Monday, May 16, 2011

Our Roots, Pt. 29

In July of 1898 the General Conference president George Irwin chaired the gathering which created the European Union. The constituency of this new union elected their own five member executive committee, but the president of the union was appointed by the General Conference. The former General Conference president, O. A. Olsen, was chosen for the job. It seems that this was the only union conference that was created in response to the decision of the 1897 General Conference Session that union conferences should be organized in Europe and North America.

There was great talk of the 1899 General Conference Session being an agent of further organizational reform, but that hope fizzled. George Irwin, who as General Conference president was chair of the Session, was too preoccupied with matters of procedure to give any focused leadership to the matter of organizational reform.
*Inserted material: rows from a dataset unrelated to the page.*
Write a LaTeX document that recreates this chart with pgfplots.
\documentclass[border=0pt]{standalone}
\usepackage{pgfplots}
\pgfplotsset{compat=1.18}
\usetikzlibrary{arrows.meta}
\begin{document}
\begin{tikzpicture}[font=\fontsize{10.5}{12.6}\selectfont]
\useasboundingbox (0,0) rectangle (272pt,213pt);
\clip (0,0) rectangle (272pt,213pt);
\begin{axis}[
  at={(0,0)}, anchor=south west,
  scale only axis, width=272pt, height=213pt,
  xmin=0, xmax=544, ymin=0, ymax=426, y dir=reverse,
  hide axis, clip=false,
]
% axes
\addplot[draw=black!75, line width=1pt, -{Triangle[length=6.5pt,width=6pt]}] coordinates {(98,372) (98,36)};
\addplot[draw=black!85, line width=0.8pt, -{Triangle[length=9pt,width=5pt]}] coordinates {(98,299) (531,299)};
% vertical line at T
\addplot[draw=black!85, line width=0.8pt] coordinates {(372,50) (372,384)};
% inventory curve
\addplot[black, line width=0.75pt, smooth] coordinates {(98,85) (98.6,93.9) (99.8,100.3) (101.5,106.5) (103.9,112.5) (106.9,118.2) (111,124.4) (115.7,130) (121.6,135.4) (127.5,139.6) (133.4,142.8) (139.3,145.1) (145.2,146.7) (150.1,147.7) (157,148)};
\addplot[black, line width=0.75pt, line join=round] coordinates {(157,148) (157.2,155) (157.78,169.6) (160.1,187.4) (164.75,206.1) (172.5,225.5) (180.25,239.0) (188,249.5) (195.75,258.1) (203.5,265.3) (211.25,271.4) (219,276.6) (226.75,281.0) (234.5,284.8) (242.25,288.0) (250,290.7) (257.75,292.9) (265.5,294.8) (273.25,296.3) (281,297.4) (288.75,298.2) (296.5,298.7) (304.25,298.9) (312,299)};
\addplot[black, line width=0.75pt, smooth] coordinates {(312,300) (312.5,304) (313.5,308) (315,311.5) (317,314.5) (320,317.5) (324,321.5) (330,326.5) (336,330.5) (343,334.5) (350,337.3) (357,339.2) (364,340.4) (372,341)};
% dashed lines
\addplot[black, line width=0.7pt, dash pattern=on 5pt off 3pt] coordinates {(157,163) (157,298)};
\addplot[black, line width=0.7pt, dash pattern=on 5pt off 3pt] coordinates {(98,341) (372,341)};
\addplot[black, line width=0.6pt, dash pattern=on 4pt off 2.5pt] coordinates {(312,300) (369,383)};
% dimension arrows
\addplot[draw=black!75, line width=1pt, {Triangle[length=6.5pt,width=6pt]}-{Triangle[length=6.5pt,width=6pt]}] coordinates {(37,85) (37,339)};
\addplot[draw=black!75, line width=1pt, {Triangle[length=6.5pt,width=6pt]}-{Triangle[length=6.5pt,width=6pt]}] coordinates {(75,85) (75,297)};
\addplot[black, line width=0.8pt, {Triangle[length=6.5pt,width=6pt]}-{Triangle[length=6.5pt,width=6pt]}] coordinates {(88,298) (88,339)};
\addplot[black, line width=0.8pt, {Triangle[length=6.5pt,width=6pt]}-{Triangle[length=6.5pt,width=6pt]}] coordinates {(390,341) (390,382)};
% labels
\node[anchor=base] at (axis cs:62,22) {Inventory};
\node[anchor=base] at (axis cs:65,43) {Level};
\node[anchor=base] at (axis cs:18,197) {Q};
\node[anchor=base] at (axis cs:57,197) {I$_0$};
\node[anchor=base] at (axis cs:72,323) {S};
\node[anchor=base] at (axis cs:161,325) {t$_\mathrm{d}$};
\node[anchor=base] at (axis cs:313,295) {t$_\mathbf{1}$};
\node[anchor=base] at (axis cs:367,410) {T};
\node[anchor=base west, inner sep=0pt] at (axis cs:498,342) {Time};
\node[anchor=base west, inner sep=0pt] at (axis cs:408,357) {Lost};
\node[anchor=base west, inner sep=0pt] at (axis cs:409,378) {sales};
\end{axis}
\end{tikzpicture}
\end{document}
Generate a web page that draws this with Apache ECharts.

W. C. White had not made the trip from Australia to attend this meeting. His three associates in reform at the 1897 Session, Jones, Waggoner, and Prescott, tried to keep the forward motion alive. They made impassioned appeals for reform—and repentance for previous mismanagement. For these three organizational reform had always had a more spiritual and theological slant than a practical function one. Their appeals for repentance and reform bore fruit in that there was extensive praying and talking about reform during the 1899 Session, but there was no actual action taken toward a tangible solution to the organizational problems of the Adventist Church.

No further progress was made between the 1899 and 1901 General Conference Sessions.